The first name that came to mind would probably not be Barack Obama, possibly our nation’s next president. Yet despite his obvious general intelligence, and uplifting and motivational eloquence, Sen. Obama reveals this startling economic illiteracy in his policy proposals and economic pronouncements. From the property rights and rule of (contract) law foundations of a successful market economy to the specifics of tax, spending, energy, regulatory and trade policy, if the proposals espoused by candidate Obama ever became law, the American economy would suffer a serious setback.
I don’t entirely agree with his polemic, but this chart is eye-popping.

Now, what this says to me is that basically, this tax plan is fine, with the exception of the Social Security payroll tax. Without this, the marginal tax rate at the top income bracket would increase from 44% to 50% or so. Not bad, and entirely acceptable in my view (again, if used to close the budget deficit, rather than to shower new spending on the Department of Defense or new government programs).
Pundits should focus on this crucial issue — almost a sidebar according to Goolsbee and Furman. Without this, Obama’s plan is fine, a marginal change. With the increase in payroll tax, we’re talking about a serious decrease in the incentive to work — I may be spending more time blogging.

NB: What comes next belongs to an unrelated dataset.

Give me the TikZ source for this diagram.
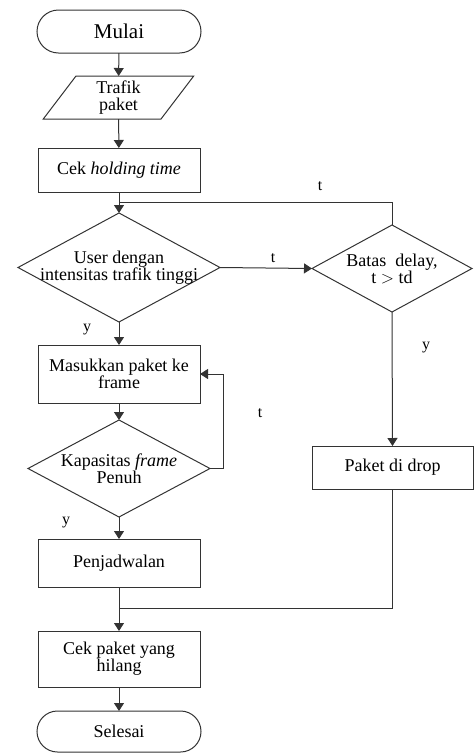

I should also add that this entire analysis puts aside the fact that no one is even thinking about talking about the real issue here — that we should be trying to move away from a tax on income towards a tax on consumption. Probably the wrong time to do it, considering we’re entering a consumer downturn, but in a world where we tax things that we want people to do less of (gasoline, cigarettes), do we really want to tax people for working?